Didier Vanderslycke: Er is een wooncrisis voor alle kwetsbare groepen en dus ook voor erkende vluchtelingen. We hebben ons ontzettend slecht voorbereid op de woonnood die eigenlijk demografisch in te schatten was.
Hier in België zeggen we tegen erkende vluchtelingen gewoon: ‘Zoek het uit’. In Nederland draagt men de gemeentes op woningen te voorzien voor het aantal erkende vluchtelingen dat hen toegewezen wordt. Er wordt bijgehouden welke gemeentes op schema zitten en welke niet. Zo krijg je een druk op de woningmarkt die we hier totaal niet hebben. Hier zegt de overheid: koop allemaal nog snel een huis. Ik weet niet waar we gaan stranden, want we zitten nu al dik in de miserie.
‘Er is geen taskforce en er is geen overleg.’
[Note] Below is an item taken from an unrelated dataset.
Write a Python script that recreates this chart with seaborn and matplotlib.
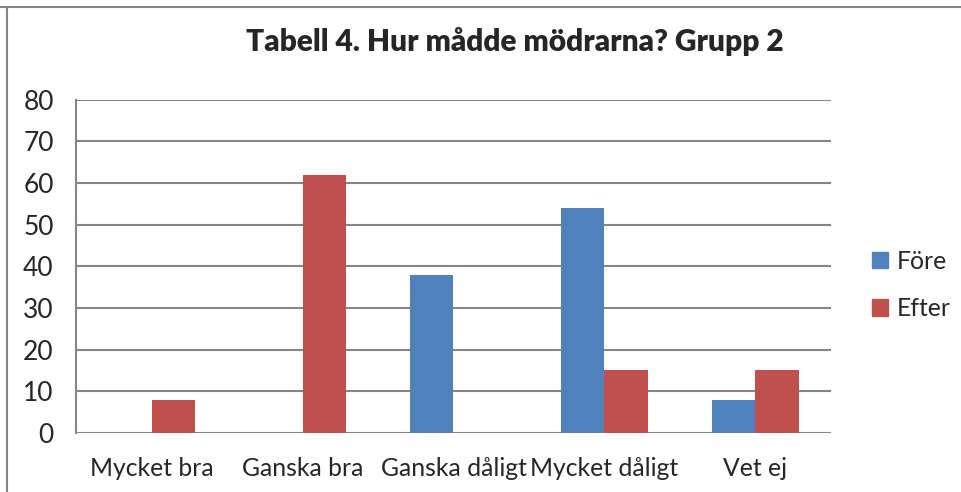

Bovendien valt de woningnood niet op te lossen enkel door hier en daar extra woningen te zetten. Omdat er in kleinere gemeentes weinig tewerkstelling is, moet er ook een goed aanbod van openbaar vervoer zijn om elders te werken of in te burgeren en Nederlands te leren. Voor erkende vluchtelingen is het nu niet logisch om zich buiten de stad te vestigen. Daarom is er meteen nood aan een globaal beleid, waarbij men de kaart van De Lijn en van de NMBS over de kaart van die spreiding legt. Daarvoor is het essentieel dat we interfederaal en interministerieel met al die actoren gaan praten, maar dat gebeurt niet. Er is geen taskforce en er is geen overleg.
Opkomen voor eigen lijfs- en levensbehoud
Ook de tijdsgeest speelt mee in onze omgang met nieuwkomers. Zo benoemde u in het voorbeeld van Kapellen dat het om een andere tijd ging. Wat is er zo anders vandaag in vergelijking met enkele decennia geleden?
Didier Vanderslycke: Enerzijds heb je een versnelling van de samenleving. Sommige mensen hebben de voorbije jaren een aantal treinen gemist en voelen zich daardoor maatschappelijk wat uitgerangeerd. Veel van mijn leeftijdsgenoten en zeker ook ouderen konden de verkleuring van de samenleving niet verwerken omdat ze tegelijk afstand moesten nemen van een aantal vaste zekerheden. Om er maar een te noemen: het katholieke Vlaanderen waarin ze opgroeiden, is in het niets vergaan.
Je hebt een hele generatie die de omslag van zogenaamd tijdelijke gastarbeid naar superdiverse migratiesamenleving nog een plaats moet geven. Daarin moet geïnvesteerd worden. Er zijn meer middelen nodig om naar mensen toe te gaan en de omslag samen met burgers te maken. De vraag is er voldoende, alleen moet het politiek ook waargemaakt worden om dat aanbod te garanderen. Bij ORBIT moeten we te veel aanvragen voor vormingen en trainingen weigeren omdat er een tekort is aan sociaal-cultureel werkers om erop in te gaan.
‘De dreiging die uitgaat van de klimaatcrisis is manifest aanwezig en verhoogt de strijd voor de eigen positie en de eigen plek.’
Tegelijk heb je de klimaatkwestie die jong en oud onzeker maakt. Dat wordt onderschat in onze discussies over het migratievraagstuk. De dreiging die uitgaat van de klimaatcrisis is manifest aanwezig en verhoogt de strijd voor de eigen positie en de eigen plek. Men wil zekerheden en die wil men niet delen met anderen. Men komt op voor het eigen lijfs- en levensbehoud.
Daarnaast zijn er de ontwikkelingen die te maken hebben met sociale onzekerheid. De pensioenen staan ter discussie en er is geen plan. Er wordt voortdurend gezegd dat jobs niet ingevuld geraken, zeker in de zorgsector. Mensen die ouder worden vragen zich dus af of ze wel verzorgd zullen worden. Die burgers — en tot mijn verbijstering ook politici – zien de link niet met het feit dat nieuwkomers ook een goudmijn aan werkkrachten zijn die mits herscholing en bijscholing onder meer in de zorg en in het onderwijs ingezet kunnen worden.
Kortom, sociale onzekerheid werkt in op mensen hun gemoed en hun denken. Er ontstaat een soort strijd voor het zelfbehoud, waarin de nieuwkomer de zwakste schakel is. Het is legitiem dat mensen bezig zijn met sociale zekerheid, een goede leefomgeving, rust en zuivere lucht, maar het is beter om daar allemaal samen voor op te komen dan in verdeelde slagorde. Nieuwkomers zijn daarin onze nieuwe bondgenoten.